GIVEN DATA

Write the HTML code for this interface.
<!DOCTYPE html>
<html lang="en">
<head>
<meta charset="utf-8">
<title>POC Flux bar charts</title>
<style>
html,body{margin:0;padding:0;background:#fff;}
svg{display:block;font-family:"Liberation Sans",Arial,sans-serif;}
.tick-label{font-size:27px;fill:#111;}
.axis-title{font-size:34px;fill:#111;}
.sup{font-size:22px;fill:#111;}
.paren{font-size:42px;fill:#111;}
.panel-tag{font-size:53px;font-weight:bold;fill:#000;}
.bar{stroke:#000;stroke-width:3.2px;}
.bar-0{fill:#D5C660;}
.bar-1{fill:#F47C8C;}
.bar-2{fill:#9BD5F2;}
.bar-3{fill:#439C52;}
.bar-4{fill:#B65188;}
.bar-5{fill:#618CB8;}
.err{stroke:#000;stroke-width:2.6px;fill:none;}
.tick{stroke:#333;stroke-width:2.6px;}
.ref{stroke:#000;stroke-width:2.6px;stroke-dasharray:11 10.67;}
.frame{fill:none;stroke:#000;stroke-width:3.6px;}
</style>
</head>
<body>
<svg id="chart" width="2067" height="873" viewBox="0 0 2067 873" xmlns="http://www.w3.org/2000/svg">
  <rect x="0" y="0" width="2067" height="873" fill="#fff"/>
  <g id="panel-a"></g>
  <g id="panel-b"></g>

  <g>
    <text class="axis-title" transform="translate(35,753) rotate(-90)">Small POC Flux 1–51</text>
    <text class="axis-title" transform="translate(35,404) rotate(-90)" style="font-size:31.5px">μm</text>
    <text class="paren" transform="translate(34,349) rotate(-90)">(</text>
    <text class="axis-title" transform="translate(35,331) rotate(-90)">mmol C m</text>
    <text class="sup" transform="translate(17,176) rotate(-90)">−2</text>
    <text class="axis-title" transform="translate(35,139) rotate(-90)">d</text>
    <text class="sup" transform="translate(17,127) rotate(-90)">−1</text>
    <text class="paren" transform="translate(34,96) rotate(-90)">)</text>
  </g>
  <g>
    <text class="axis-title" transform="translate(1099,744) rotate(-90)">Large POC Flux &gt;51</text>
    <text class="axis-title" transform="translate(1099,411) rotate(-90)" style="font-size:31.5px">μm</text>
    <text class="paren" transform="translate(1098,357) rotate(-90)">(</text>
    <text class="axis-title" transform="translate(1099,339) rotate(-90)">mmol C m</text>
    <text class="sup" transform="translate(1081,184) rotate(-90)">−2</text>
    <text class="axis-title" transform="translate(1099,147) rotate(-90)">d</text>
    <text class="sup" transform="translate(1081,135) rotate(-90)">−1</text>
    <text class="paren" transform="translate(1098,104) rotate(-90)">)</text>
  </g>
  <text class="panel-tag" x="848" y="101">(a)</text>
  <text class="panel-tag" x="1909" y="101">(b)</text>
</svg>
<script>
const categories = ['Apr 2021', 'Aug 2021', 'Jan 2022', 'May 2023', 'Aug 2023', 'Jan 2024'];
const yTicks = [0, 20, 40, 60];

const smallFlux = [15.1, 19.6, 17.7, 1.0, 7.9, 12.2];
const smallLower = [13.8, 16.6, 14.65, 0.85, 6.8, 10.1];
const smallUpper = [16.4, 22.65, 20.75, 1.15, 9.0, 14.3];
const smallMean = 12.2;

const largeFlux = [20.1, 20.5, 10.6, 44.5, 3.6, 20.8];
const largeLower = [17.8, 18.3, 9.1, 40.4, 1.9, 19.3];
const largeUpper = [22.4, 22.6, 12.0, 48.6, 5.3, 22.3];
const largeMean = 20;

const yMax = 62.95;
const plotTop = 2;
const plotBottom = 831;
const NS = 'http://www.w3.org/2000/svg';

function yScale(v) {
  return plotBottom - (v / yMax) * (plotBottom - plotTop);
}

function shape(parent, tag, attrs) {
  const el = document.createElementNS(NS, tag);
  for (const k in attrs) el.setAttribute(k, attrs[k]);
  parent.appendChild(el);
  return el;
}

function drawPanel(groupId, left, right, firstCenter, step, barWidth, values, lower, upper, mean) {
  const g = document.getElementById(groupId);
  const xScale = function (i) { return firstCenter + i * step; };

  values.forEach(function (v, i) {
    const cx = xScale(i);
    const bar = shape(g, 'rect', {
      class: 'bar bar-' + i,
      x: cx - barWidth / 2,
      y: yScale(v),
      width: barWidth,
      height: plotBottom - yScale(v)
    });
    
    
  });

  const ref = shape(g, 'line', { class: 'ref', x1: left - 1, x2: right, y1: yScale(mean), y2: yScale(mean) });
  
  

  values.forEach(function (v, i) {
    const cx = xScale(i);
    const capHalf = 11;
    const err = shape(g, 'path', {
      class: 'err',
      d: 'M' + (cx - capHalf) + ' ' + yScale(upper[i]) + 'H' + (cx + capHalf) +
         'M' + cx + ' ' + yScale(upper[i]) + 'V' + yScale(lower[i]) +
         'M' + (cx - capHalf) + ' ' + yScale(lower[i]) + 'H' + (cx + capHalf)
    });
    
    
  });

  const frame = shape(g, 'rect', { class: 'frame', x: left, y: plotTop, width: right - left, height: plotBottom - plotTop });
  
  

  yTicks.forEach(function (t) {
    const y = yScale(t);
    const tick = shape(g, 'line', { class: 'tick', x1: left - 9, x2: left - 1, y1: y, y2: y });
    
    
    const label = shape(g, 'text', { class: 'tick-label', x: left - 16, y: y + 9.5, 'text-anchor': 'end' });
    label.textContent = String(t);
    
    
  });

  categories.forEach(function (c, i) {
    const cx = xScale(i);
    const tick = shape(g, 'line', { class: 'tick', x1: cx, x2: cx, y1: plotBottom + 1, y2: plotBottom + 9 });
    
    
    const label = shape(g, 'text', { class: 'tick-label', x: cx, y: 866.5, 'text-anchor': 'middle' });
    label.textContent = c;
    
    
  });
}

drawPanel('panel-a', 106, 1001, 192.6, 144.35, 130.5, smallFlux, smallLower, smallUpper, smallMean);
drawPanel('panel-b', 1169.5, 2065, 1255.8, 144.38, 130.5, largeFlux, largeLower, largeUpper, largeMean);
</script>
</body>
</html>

---

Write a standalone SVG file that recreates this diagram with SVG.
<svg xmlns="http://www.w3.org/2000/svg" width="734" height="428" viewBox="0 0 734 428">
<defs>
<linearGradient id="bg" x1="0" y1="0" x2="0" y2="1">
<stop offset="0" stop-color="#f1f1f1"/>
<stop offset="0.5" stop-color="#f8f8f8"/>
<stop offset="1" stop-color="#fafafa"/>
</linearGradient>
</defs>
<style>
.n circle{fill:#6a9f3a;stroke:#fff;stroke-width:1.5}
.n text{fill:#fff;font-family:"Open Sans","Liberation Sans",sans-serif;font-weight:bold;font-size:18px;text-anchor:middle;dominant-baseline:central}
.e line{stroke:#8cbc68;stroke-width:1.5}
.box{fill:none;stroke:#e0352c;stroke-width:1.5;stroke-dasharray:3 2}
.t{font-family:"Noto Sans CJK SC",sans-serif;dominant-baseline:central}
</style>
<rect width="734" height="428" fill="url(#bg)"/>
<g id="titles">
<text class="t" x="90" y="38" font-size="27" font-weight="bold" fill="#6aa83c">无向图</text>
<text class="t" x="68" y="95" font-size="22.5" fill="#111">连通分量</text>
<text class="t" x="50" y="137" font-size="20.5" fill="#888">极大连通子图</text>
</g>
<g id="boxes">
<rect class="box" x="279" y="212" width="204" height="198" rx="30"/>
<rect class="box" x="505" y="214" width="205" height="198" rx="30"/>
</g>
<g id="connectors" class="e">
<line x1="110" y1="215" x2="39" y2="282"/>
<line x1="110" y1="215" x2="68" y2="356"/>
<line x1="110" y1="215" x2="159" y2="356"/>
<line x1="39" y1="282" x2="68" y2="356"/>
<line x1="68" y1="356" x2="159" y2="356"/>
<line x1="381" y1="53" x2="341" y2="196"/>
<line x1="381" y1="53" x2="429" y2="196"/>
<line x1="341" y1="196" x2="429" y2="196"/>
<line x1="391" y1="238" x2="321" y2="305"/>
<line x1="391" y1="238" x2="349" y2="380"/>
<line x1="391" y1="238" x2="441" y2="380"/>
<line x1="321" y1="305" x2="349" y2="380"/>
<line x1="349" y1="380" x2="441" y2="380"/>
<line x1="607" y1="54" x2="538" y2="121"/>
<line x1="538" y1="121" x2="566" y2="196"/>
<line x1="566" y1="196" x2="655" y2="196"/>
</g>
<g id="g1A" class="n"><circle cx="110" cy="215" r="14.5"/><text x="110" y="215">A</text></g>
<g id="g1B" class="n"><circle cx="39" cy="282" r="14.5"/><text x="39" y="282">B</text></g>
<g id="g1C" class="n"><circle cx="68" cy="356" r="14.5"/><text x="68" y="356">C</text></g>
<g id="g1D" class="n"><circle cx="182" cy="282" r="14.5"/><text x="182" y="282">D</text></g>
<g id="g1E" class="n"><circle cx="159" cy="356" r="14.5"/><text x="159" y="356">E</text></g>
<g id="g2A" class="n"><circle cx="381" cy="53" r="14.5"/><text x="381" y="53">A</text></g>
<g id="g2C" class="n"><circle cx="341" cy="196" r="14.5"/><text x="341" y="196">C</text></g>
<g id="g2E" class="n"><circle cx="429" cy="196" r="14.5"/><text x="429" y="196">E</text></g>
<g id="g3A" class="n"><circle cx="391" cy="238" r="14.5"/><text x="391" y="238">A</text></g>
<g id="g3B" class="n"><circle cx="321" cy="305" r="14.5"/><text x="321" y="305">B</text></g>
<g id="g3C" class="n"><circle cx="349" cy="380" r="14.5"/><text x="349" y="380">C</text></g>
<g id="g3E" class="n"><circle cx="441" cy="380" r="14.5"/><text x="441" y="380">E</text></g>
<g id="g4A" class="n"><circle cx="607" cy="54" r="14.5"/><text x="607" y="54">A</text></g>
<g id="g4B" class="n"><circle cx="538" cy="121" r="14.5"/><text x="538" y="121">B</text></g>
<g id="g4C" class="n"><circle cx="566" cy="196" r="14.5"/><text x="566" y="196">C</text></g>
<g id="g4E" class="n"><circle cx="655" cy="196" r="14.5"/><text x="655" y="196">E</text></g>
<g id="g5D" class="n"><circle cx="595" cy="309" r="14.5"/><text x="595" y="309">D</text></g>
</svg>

DIRECTIVE
Identify the lines in the entries that hold "Write" and return each one.

RESULT OF THE TASK
Write the HTML code for this interface.
Write a standalone SVG file that recreates this diagram with SVG.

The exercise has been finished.